Special Resolution 14

THAT:

conditional on the passing of Resolution 13 and in addition to the authority granted thereunder, in accordance with article 7.7 of the Articles, the Directors be and hereby generally and unconditionally authorised pursuant to the Articles to allot and issue (or sell treasury shares) up to such number of ordinary shares of no par value in the capital of the Company ("Ordinary Shares") as shall be equivalent to 20% of the aggregate number of Ordinary Shares in issue less one share (excluding treasury shares) at the date of passing of this resolution as if the pre-emption rights in article 7.2 of the Articles do not apply to such allotment and issue.

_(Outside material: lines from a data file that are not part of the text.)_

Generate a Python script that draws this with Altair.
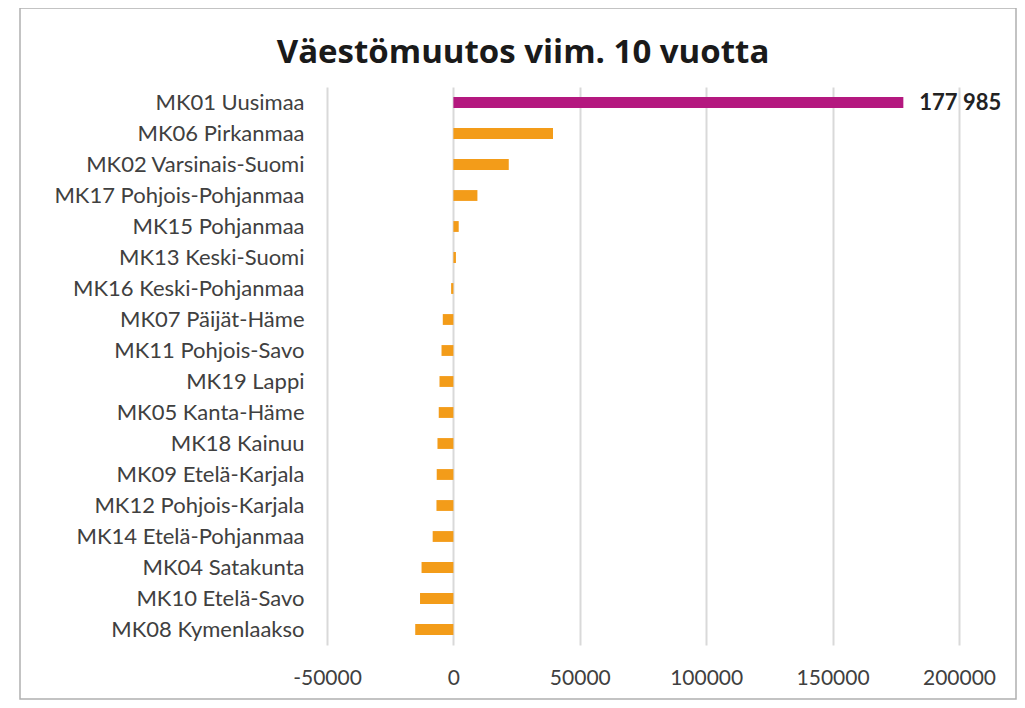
import altair as alt
import pandas as pd

regions = ["MK01 Uusimaa", "MK06 Pirkanmaa", "MK02 Varsinais-Suomi", "MK17 Pohjois-Pohjanmaa",
           "MK15 Pohjanmaa", "MK13 Keski-Suomi", "MK16 Keski-Pohjanmaa", "MK07 Päijät-Häme",
           "MK11 Pohjois-Savo", "MK19 Lappi", "MK05 Kanta-Häme", "MK18 Kainuu",
           "MK09 Etelä-Karjala", "MK12 Pohjois-Karjala", "MK14 Etelä-Pohjanmaa",
           "MK04 Satakunta", "MK10 Etelä-Savo", "MK08 Kymenlaakso"]
changes = [177985, 39400, 21900, 9500, 2100, 1000, -900, -4200, -4700, -5500, -5800,
           -6300, -6600, -6700, -8200, -12600, -13200, -15100]
highlight = ["Uusimaa"] + ["muu"] * (len(regions) - 1)
labels = ["177 985"] + [""] * (len(regions) - 1)
title_text = ["Väestömuutos viim. 10 vuotta"]
x_ticks = [-50000, 0, 50000, 100000, 150000, 200000]

df = pd.DataFrame({"alue": regions, "muutos": changes, "ryhma": highlight, "nimi": labels})

FONT = "Lato"
W, H = 632, 558

y_enc = alt.Y("alue:N", sort=regions, title=None,
              scale=alt.Scale(paddingInner=0.65, paddingOuter=0.325),
              axis=alt.Axis(labelFontSize=22, labelColor="#404040", labelFont=FONT,
                            labelPadding=23, labelLimit=400, ticks=False, domain=False, grid=False))
x_enc = alt.X("muutos:Q", title=None,
              scale=alt.Scale(domain=[-50000, 200000], nice=False),
              axis=alt.Axis(values=x_ticks, labelExpr="replace(format(datum.value, 'd'), '−', '-')",
                            labelFontSize=21, labelColor="#404040", labelFont=FONT,
                            labelPadding=22, labelFlush=False, labelOverlap=False,
                            ticks=False, domain=False,
                            grid=True, gridColor="#d9d9d9", gridWidth=2))

bars = alt.Chart(df).mark_bar().encode(
    y=y_enc, x=x_enc,
    color=alt.Color("ryhma:N", scale=alt.Scale(domain=["Uusimaa", "muu"],
                                               range=["#B4187F", "#F39C19"]), legend=None),
)

text = alt.Chart(df).mark_text(align="left", dx=16, fontSize=22, fontWeight="bold",
                               font=FONT, color="#222222").encode(
    y=alt.Y("alue:N", sort=regions), x="muutos:Q", text="nimi:N")

title = alt.Chart(pd.DataFrame({"t": title_text})).mark_text(
    align="center", baseline="alphabetic", fontSize=33, fontWeight="bold",
    font="Open Sans", color="#1a1a1a").encode(
    x=alt.value(196), y=alt.value(-24), text="t:N")

border = alt.Chart(pd.DataFrame({"k": [1]})).mark_rect(
    fill=None, stroke="#b0b0b0", strokeWidth=1.5, clip=False).encode(
    x=alt.value(-307), x2=alt.value(689), y=alt.value(-79), y2=alt.value(612))

chart = alt.layer(bars, text, title, border).properties(
    width=W, height=H,
    autosize=alt.AutoSizeParams(type="none"),
    padding={"left": 319, "top": 79, "right": 58, "bottom": 55},
).configure_view(stroke=None)

chart.save("out.html", embed_options={"renderer": "svg", "actions": False})
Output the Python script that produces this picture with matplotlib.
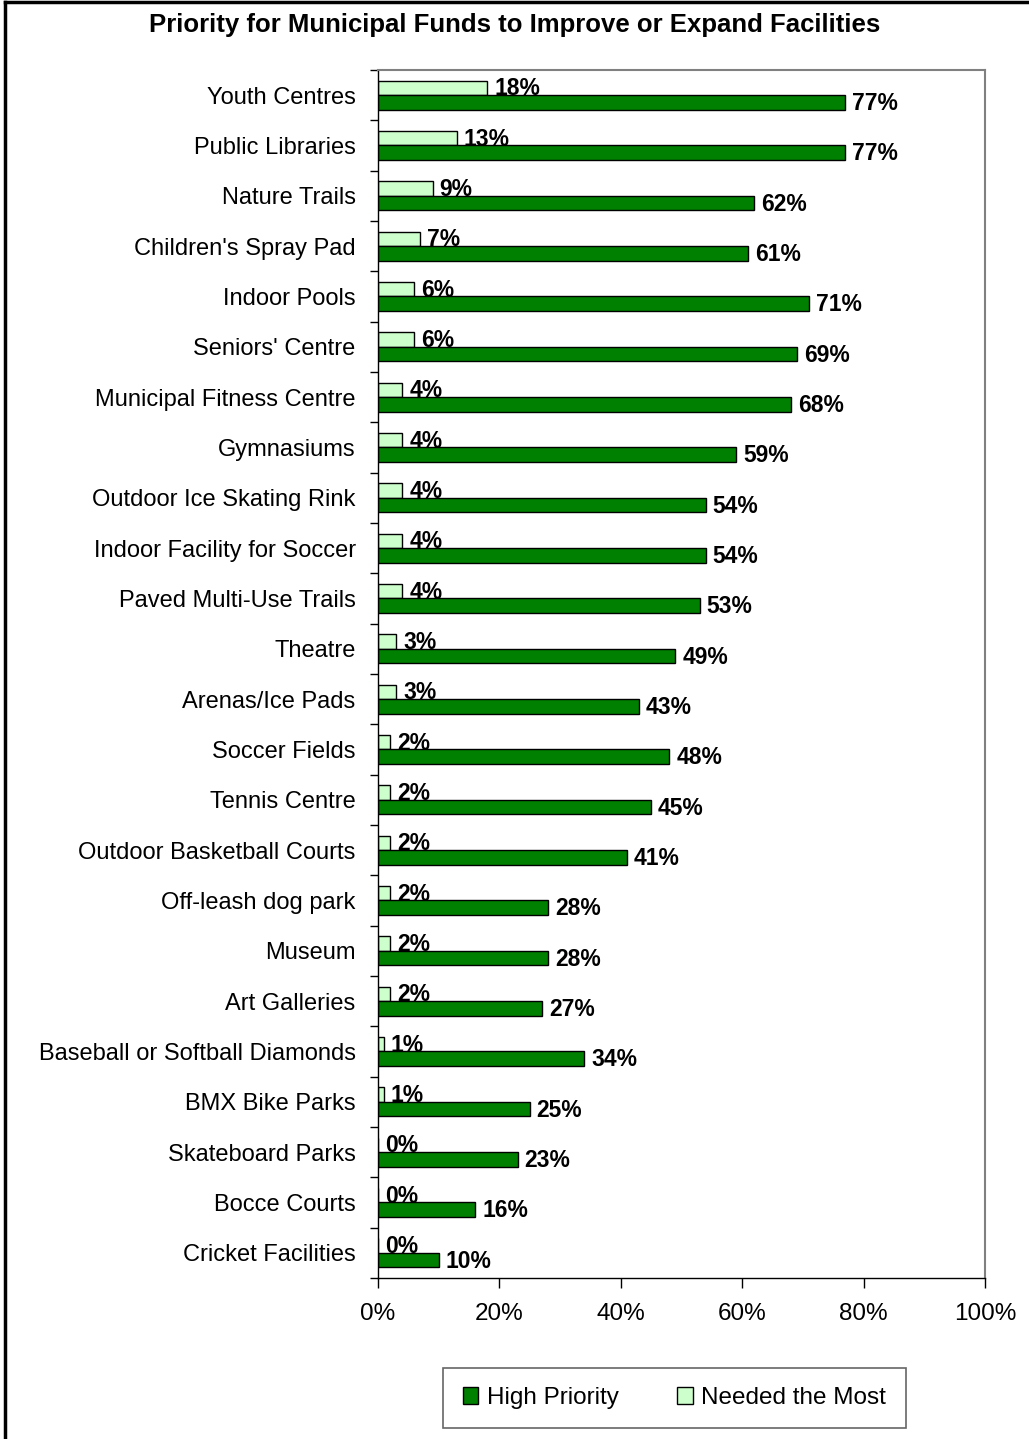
import numpy as np
import matplotlib
matplotlib.use("Agg")
import matplotlib.pyplot as plt
from matplotlib.lines import Line2D
from matplotlib.patches import Patch

plt.rcParams['font.family'] = ['Liberation Sans', 'DejaVu Sans']

#facilities, top to bottom
facilities = ["Youth Centres", "Public Libraries", "Nature Trails", "Children's Spray Pad",
              "Indoor Pools", "Seniors' Centre", "Municipal Fitness Centre", "Gymnasiums",
              "Outdoor Ice Skating Rink", "Indoor Facility for Soccer", "Paved Multi-Use Trails",
              "Theatre", "Arenas/Ice Pads", "Soccer Fields", "Tennis Centre",
              "Outdoor Basketball Courts", "Off-leash dog park", "Museum", "Art Galleries",
              "Baseball or Softball Diamonds", "BMX Bike Parks", "Skateboard Parks",
              "Bocce Courts", "Cricket Facilities"]
needed_most = [18, 13, 9, 7, 6, 6, 4, 4, 4, 4, 4, 3, 3, 2, 2, 2, 2, 2, 2, 1, 1, 0, 0, 0]
high_priority = [77, 77, 62, 61, 71, 69, 68, 59, 54, 54, 53, 49, 43, 48, 45, 41, 28, 28, 27, 34, 25, 23, 16, 10]
xticks = [0, 20, 40, 60, 80, 100]

dark_green = "#008000"
light_green = "#CCFFCC"

fig = plt.figure(figsize=(10.29, 14.39), dpi=100)
ax = fig.add_axes([0.3673, 0.1119, 0.5899, 0.8395])

n = len(facilities)
ypos = np.arange(n)
h = 0.29
ax.barh(ypos - h/2, needed_most, height=h, color=light_green, edgecolor="black", linewidth=1.0)
ax.barh(ypos + h/2, high_priority, height=h, color=dark_green, edgecolor="black", linewidth=1.0)

for y, v in zip(ypos, needed_most):
    ax.annotate(f"{v}%", (v, y - h/2 + 0.02), xytext=(5, 0), textcoords="offset points",
                va="center", ha="left", fontsize=16.5, fontweight="bold")
for y, v in zip(ypos, high_priority):
    ax.annotate(f"{v}%", (v, y + h/2 + 0.02), xytext=(5, 0), textcoords="offset points",
                va="center", ha="left", fontsize=16.5, fontweight="bold")

ax.set_xlim(0, 100)
ax.set_ylim(n - 0.5, -0.5)
ax.set_xticks(xticks)
ax.set_xticklabels([f"{t}%" for t in xticks], fontsize=17.5)
ax.set_yticks(ypos)
ax.set_yticklabels(facilities, fontsize=17)
ax.set_yticks(np.arange(n + 1) - 0.5, minor=True)
ax.tick_params(axis="y", which="major", length=0, pad=16)
ax.tick_params(axis="y", which="minor", length=6, width=1, direction="out")
ax.tick_params(axis="x", length=7, width=1, direction="out", pad=11)

for s in ["top", "right"]:
    ax.spines[s].set_color("#808080")
    ax.spines[s].set_linewidth(1.5)
for s in ["left", "bottom"]:
    ax.spines[s].set_color("black")
    ax.spines[s].set_linewidth(1.0)

fig.text(0.5, 0.9826, "Priority for Municipal Funds to Improve or Expand Facilities",
         ha="center", va="center", fontsize=18.5, fontweight="bold")

handles = [Patch(facecolor=dark_green, edgecolor="black", label="High Priority"),
           Patch(facecolor=light_green, edgecolor="black", label="Needed the Most")]
leg = fig.legend(handles=handles, loc="center", bbox_to_anchor=(0.6555, 0.0285), ncol=2,
                 fontsize=17.5, frameon=True, fancybox=False, handlelength=0.65,
                 handleheight=0.65, handletextpad=0.35, columnspacing=2.4,
                 borderpad=0.8, borderaxespad=0)
leg.get_frame().set_edgecolor("#404040")
leg.get_frame().set_linewidth(1.2)

#outer frame lines
fig.add_artist(Line2D([5/1029, 1], [1 - 2/1439, 1 - 2/1439], color="black", linewidth=2.5))
fig.add_artist(Line2D([5/1029, 5/1029], [0, 1 - 2/1439], color="black", linewidth=2.5))

fig.savefig("out.png", dpi=100)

This authority shall expire at the conclusion of the annual general meeting of the Company to be held in 2021 (unless renewed, varied or revoked by the Company prior to or on such date), save that the Company may, before such expiry, make any offer or agreement which would or might require Ordinary Shares to be allotted or issued (or treasury shares to be sold) after such expiry and the Directors may allot and issue Ordinary Shares (or sell treasury shares) in pursuance of any such offer or agreement as if the authority conferred hereby had not expired.

Special Resolution 15

THAT:

the Company be and is hereby generally and unconditionally authorised in accordance with section 315 of the Companies (Guernsey) Law, 2008, as amended, (the "Law") to make market purchases (as defined in section 316 of the Law) of ordinary shares of no par value in the capital of the Company ("Ordinary Shares") (which may be cancelled or held as treasury shares), provided that:

  • (i) the maximum number of Ordinary Shares hereby authorised to be purchased is 14.99% of the total number of Ordinary Shares in issue (excluding treasury shares) as at the date of the passing of this resolution;
  • (ii) the minimum price (exclusive of expenses) which may be paid for any Ordinary Share shall be 1p; and
  • (iii) the maximum price (exclusive of expenses) that the Company may pay for any Ordinary Share is the higher of (a) an amount equal to 105% of the average of the mid-market quotations for the Ordinary Shares as derived from the Daily Official List of London Stock Exchange plc for the five business days immediately before the day on which such Ordinary Share is contracted to be purchased and (b) an amount equal to the higher of the price of the last independent trade and the highest current independent bid on the trading venue where the purchase is carried out;

and, unless renewed, the authority hereby conferred shall expire at the conclusion of the annual general meeting of the Company to be held in 2021, save that the Company may, prior to such expiry, enter into a contract to purchase Ordinary Shares which will or may be completed or executed wholly or partly after such expiry.

Special Resolution 16

THAT:

the articles of incorporation of the Company produced to the meeting and initialled by the Chairman for the purpose of identification be adopted as the articles of incorporation of the Company in substitution for, and to the exclusion of, the existing articles of incorporation.